By Wesley J. Smith, J.D., Special Consultant to the CBC

One of the big stories today in Australia is of a Melbourne woman who has announced that she is traveling to Thailand to have sex selection IVF because it is against the law in Australia. She just has to have a girl, don’t you know! From the story:

A MELBOURNE mum is so desperate to have a daughter she is travelling to Thailand so she can choose the sex of her next baby, frustrated at Australian medical authorities as they drag their feet over the issue. Already blessed with three boys – aged 5, 4, and 1 – the 36-year-old and her husband say they have been forced to sidestep Australian laws because they cannot wait for federal medical authorities to decide if they will overturn their ban on the practice.
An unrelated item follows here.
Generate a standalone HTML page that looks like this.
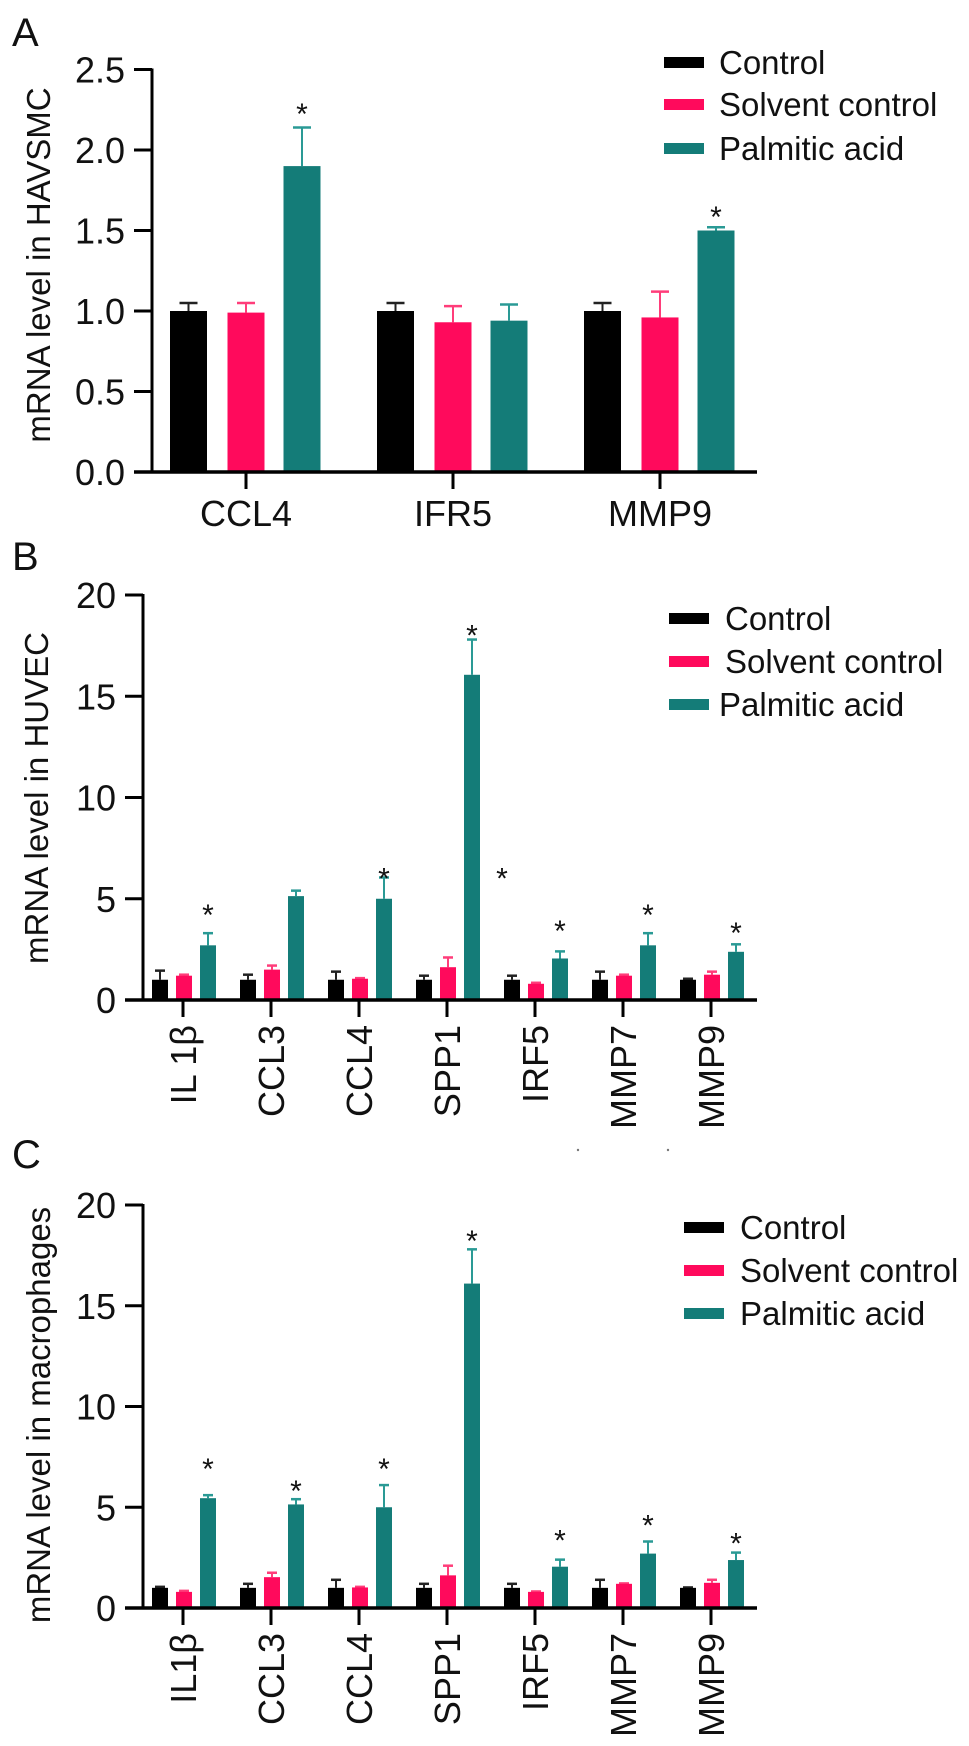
<!DOCTYPE html>
<html><head><meta charset="utf-8"><style>
html,body{margin:0;padding:0;background:#fff;}
svg{display:block;font-family:"Liberation Sans",Arial,sans-serif;}
</style></head><body>
<svg id="fig" width="969" height="1746" viewBox="0 0 969 1746" xmlns="http://www.w3.org/2000/svg">
<rect x="0" y="0" width="969" height="1746" fill="#fff"/>
</svg>
<script>
// ---------- Panel A data ----------
const groupsA = ['CCL4','IFR5','MMP9'];
const controlA = [1.00, 1.00, 1.00];
const controlErrA = [1.05, 1.05, 1.05];
const solventA = [0.99, 0.93, 0.96];
const solventErrA = [1.05, 1.03, 1.12];
const palmA = [1.90, 0.94, 1.50];
const palmErrA = [2.14, 1.04, 1.52];
const starsA = [2.25, null, 1.61];
const ticksA = [0, 0.5, 1.0, 1.5, 2.0, 2.5];
const tickLabelsA = ['0.0','0.5','1.0','1.5','2.0','2.5'];

// ---------- Panel B data ----------
const groupsB = ['IL 1\u03B2','CCL3','CCL4','SPP1','IRF5','MMP7','MMP9'];
const controlB = [1.0, 1.0, 1.0, 1.0, 1.0, 1.0, 1.0];
const controlErrB = [1.45, 1.25, 1.4, 1.2, 1.2, 1.4, 1.05];
const solventB = [1.2, 1.5, 1.05, 1.62, 0.8, 1.2, 1.25];
const solventErrB = [1.25, 1.7, 1.08, 2.1, 0.85, 1.25, 1.4];
const palmB = [2.7, 5.13, 5.0, 16.06, 2.05, 2.7, 2.38];
const palmErrB = [3.3, 5.4, 6.05, 17.8, 2.4, 3.3, 2.75];
const starsB = [4.4, null, 6.2, 18.2, 3.6, 4.4, 3.5];
const ticksB = [0, 5, 10, 15, 20];
const tickLabelsB = ['0','5','10','15','20'];

// ---------- Panel C data ----------
const groupsC = ['IL1\u03B2','CCL3','CCL4','SPP1','IRF5','MMP7','MMP9'];
const controlC = [1.0, 1.0, 1.0, 1.0, 1.0, 1.0, 1.0];
const controlErrC = [1.05, 1.2, 1.4, 1.2, 1.2, 1.4, 1.02];
const solventC = [0.8, 1.53, 1.02, 1.62, 0.8, 1.2, 1.25];
const solventErrC = [0.85, 1.75, 1.05, 2.1, 0.82, 1.22, 1.4];
const palmC = [5.45, 5.14, 5.0, 16.1, 2.05, 2.7, 2.38];
const palmErrC = [5.6, 5.4, 6.1, 17.8, 2.4, 3.3, 2.75];
const starsC = [7.1, 6.0, 7.1, 18.4, 3.55, 4.3, 3.4];
const ticksC = [0, 5, 10, 15, 20];
const tickLabelsC = ['0','5','10','15','20'];

const legendLabels = ['Control','Solvent control','Palmitic acid'];

const NS = 'http://www.w3.org/2000/svg';
const svg = document.getElementById('fig');
const COLORS = ['#000000','#ff0a5c','#147c78'];
const ERRC = ['#222222','#ff3d7a','#2a9a95'];

function mk(tag, attrs, parent){
  const e = document.createElementNS(NS, tag);
  for (const k in attrs) e.setAttribute(k, attrs[k]);
  (parent || svg).appendChild(e);
  return e;
}
function txt(s, attrs, parent){
  const t = mk('text', attrs, parent);
  t.textContent = s;
  return t;
}

function drawPanel(cfg){
  const g = mk('g', {});
  
  
  const yS = v => cfg.y0 - v * cfg.k;
  const xS = i => cfg.x0 + i * cfg.step;

  const L = txt(cfg.letter, {x: 12, y: cfg.letterY, 'font-size': 40, fill: '#111'}, g);
  
  

  const yt = txt(cfg.yTitle, {x: 0, y: 0, 'font-size': 33, fill: '#111', 'text-anchor': 'middle',
    transform: 'translate(' + cfg.yTitleX + ',' + cfg.yTitleY + ') rotate(-90)'}, g);
  
  

  const series = [cfg.ctrl, cfg.solv, cfg.palm];
  const errs = [cfg.ctrlE, cfg.solvE, cfg.palmE];
  const sNames = ['control','solvent-control','palmitic-acid'];
  for (let s = 0; s < 3; s++){
    for (let i = 0; i < cfg.groups.length; i++){
      const cx = xS(i) + cfg.offs[s];
      const top = yS(series[s][i]);
      const eTop = yS(errs[s][i]);
      const ln = mk('line', {x1: cx, x2: cx, y1: top, y2: eTop, stroke: ERRC[s], 'stroke-width': 2}, g);
      
      
      const cap = mk('line', {x1: cx - cfg.cap, x2: cx + cfg.cap, y1: eTop, y2: eTop, stroke: ERRC[s], 'stroke-width': 2.5}, g);
      
      
      const r = mk('rect', {x: cx - cfg.barW/2, y: top, width: cfg.barW, height: cfg.y0 - top, fill: COLORS[s]}, g);
      
      
    }
  }
  for (let i = 0; i < cfg.groups.length; i++){
    if (cfg.stars[i] == null) continue;
    const st = txt('*', {x: xS(i) + cfg.offs[2], y: yS(cfg.stars[i]) + 14, 'font-size': 30, 'text-anchor': 'middle', fill: '#111'}, g);
    
    
  }

  const ya = mk('line', {x1: cfg.axX, x2: cfg.axX, y1: yS(cfg.ticks[cfg.ticks.length-1]) - 1, y2: cfg.y0 + 1.5, stroke: '#000', 'stroke-width': 3}, g);
  
  
  for (let t = 0; t < cfg.ticks.length; t++){
    const y = yS(cfg.ticks[t]);
    const tk = mk('line', {x1: cfg.axX - 18, x2: cfg.axX, y1: y, y2: y, stroke: '#000', 'stroke-width': 3}, g);
    
    
    const tl = txt(cfg.tickLabels[t], {x: cfg.axX - 27, y: y + 13, 'font-size': 36, 'text-anchor': 'end', fill: '#111'}, g);
    
    
  }
  const xa = mk('line', {x1: cfg.axX - 18, x2: cfg.axRight, y1: cfg.y0, y2: cfg.y0, stroke: '#000', 'stroke-width': 3.5}, g);
  
  
  for (let i = 0; i < cfg.groups.length; i++){
    const x = xS(i);
    const tk = mk('line', {x1: x, x2: x, y1: cfg.y0, y2: cfg.y0 + 17, stroke: '#000', 'stroke-width': 3}, g);
    
    
    let tl;
    if (cfg.rotLabels){
      tl = txt(cfg.groups[i], {x: 0, y: 0, 'font-size': 36, 'text-anchor': 'end', fill: '#111',
        transform: 'translate(' + (x + 13) + ',' + (cfg.y0 + 25) + ') rotate(-90)'}, g);
    } else {
      tl = txt(cfg.groups[i], {x: x, y: cfg.y0 + 54, 'font-size': 36, 'text-anchor': 'middle', fill: '#111'}, g);
    }
    
    
  }

  const lg = mk('g', {}, g);
  
  
  for (let s = 0; s < 3; s++){
    const y = cfg.legY[s];
    const sw = mk('rect', {x: cfg.legX, y: y - 5, width: 40, height: 11, fill: COLORS[s]}, lg);
    
    
    const lt = txt(legendLabels[s], {x: cfg.legTX[s], y: y + 12, 'font-size': 33, fill: '#111'}, lg);
    
    
  }
  return {g, xS, yS};
}

drawPanel({name:'panel-a', letter:'A', letterY:46, yTitle:'mRNA level in HAVSMC', yTitleX:50, yTitleY:265,
  groups:groupsA, ctrl:controlA, ctrlE:controlErrA, solv:solventA, solvE:solventErrA, palm:palmA, palmE:palmErrA,
  stars:starsA, ticks:ticksA, tickLabels:tickLabelsA,
  x0:246, step:207, offs:[-57.5,0,56], barW:37, cap:9, y0:472, k:161, axX:152, axRight:757, rotLabels:false,
  legX:664, legTX:[719,719,719], legY:[62,104,148]});

const pB = drawPanel({name:'panel-b', letter:'B', letterY:570, yTitle:'mRNA level in HUVEC', yTitleX:48, yTitleY:798,
  groups:groupsB, ctrl:controlB, ctrlE:controlErrB, solv:solventB, solvE:solventErrB, palm:palmB, palmE:palmErrB,
  stars:starsB, ticks:ticksB, tickLabels:tickLabelsB,
  x0:183, step:88, offs:[-23,1,25], barW:16, cap:5, y0:1000, k:20.25, axX:143, axRight:757, rotLabels:true,
  legX:669, legTX:[725,725,719], legY:[618,661,704]});
const extra = txt('*', {x: pB.xS(3) + 55, y: pB.yS(6.2) + 14, 'font-size': 30, 'text-anchor': 'middle', fill: '#111'});



drawPanel({name:'panel-c', letter:'C', letterY:1168, yTitle:'mRNA level in macrophages', yTitleX:50, yTitleY:1415,
  groups:groupsC, ctrl:controlC, ctrlE:controlErrC, solv:solventC, solvE:solventErrC, palm:palmC, palmE:palmErrC,
  stars:starsC, ticks:ticksC, tickLabels:tickLabelsC,
  x0:183, step:88, offs:[-23,1,25], barW:16, cap:5, y0:1608, k:20.15, axX:143, axRight:757, rotLabels:true,
  legX:684, legTX:[740,740,740], legY:[1227,1270,1313]});

for (const px of [578, 668]){
  const d = mk('circle', {cx: px, cy: 1150, r: 1.2, fill: '#777'});
  
  
}
</script>
</body></html>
While she says her boys mean the world to her, the mother – who does not want to be identified for fear of reprisals against her family – will spend more than $15,000 to ensure she conceives a girl in a Bangkok clinic in the coming months.
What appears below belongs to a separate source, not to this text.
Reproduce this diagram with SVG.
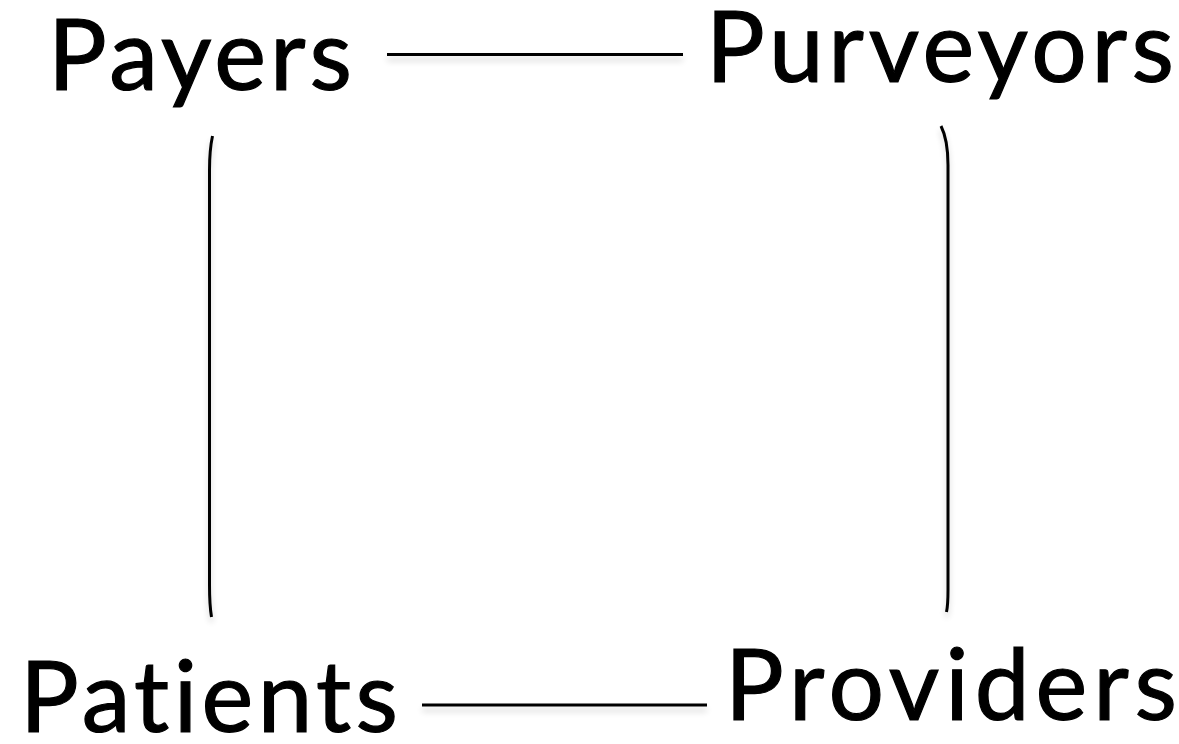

Of course, this means the male embryonic brothers of those treasured boys will be tossed out with the other medical waste. So, in this case, a Y chromosome is a deadly defect. But after all, it is all about entitlement:

We have all this technology available now and we don’t need to use it open-slather, but I think we do need to use it with parameters, with doctors involved, to enhance our lives.

Proper parameters? She’s circumventing legal parameters by leaving Australia for Thailand because she wants what she wants.

Increasingly, IVF is not about treating infertility, but about reducing reproduction to a crass consumer activity akin to choosing a breed of dog or model of flat screen television. This is objectification pure and simple. When we believe we are entitled not just to a child but to the kind of child we want, it strikes a body blow against unconditional love–because by definition, it isn’t. Of course, the point of telling the media about the “mum’s” plans was to promote that very outcome.